Dass Toll Collect auch bei der Ausweitung auf Bundesstraßen erste, oder besser gesagt: einzige, Wahl blieb, mag an einem Wissensvorsprung liegen. Das Konsortium betreibt das weltweit erste satellitengestützte Mautsystem, was deutsche Wirtschaftspolitiker gerne als Exportschlager präsentieren und hoffen, Deutschland werde von der EU dereinst den Zuschlag für ein europaweit einheitliches Mautsystem bekommen. Aber da nur Daimler und Telekom die Technik genau kennen, war es für die Regierung offenbar bequemer, die ungünstige Partnerschaft fortzusetzen. Und so wurden die für die Dauer von zwölf Jahren geschlossenen Verträge um das Maximum von drei Jahren verlängert. Die Verlängerung endet nun an diesem Freitag.

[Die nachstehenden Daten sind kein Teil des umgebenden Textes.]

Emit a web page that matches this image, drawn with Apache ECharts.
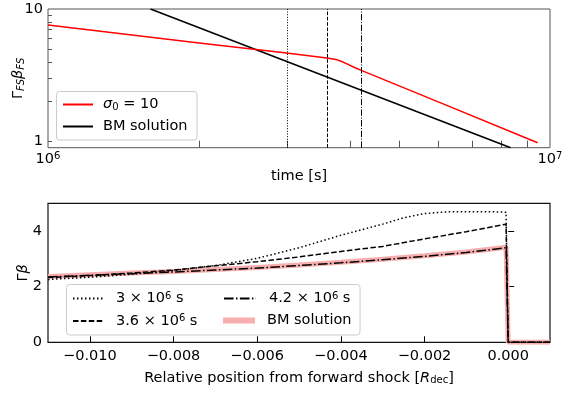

So übernimmt der Bund jetzt auch nur unfreiwillig die Kontrolle. Das jetzt gestartete neue Vergabeverfahren soll laut Planung nach einem halben Jahr zur Reprivatisierung führen. Dann geht es übrigens, da seit Juli die Lkw-Maut alle Bundesstraßen umfasst, schon um jährliche Einnahmen von über sieben Milliarden Euro. Gegen die dauerhafte Übernahme durch den Bund sträubte sich vor allem CSU-Minister Scheuer. Die Verstaatlichung fordern übrigens nicht nur LINKE und Grüne, die eine Sondersitzung des Verkehrsausschusses im Bundestag für Mitte September einberufen haben, sowie Antiprivatisierungsgruppen, sondern auch in der Koalition und im Verkehrsministerium selbst gibt es Stimmen dafür. Einen nicht zu unterschätzenden Verbündeten haben sie auch im Bundesrechnungshof, der schon mehrmals die für den Staat ungünstigen ÖPP-Projekte kritisiert hat und sich nun auch das neue Toll Collect anschaut: »Im Fokus unserer Prüfung steht, ob es wirklich erforderlich und wirtschaftlich ist, das Mautsystem als ÖPP zu betreiben und nicht in Eigenregie«, kündigte Behördenchef Kay Scheller an.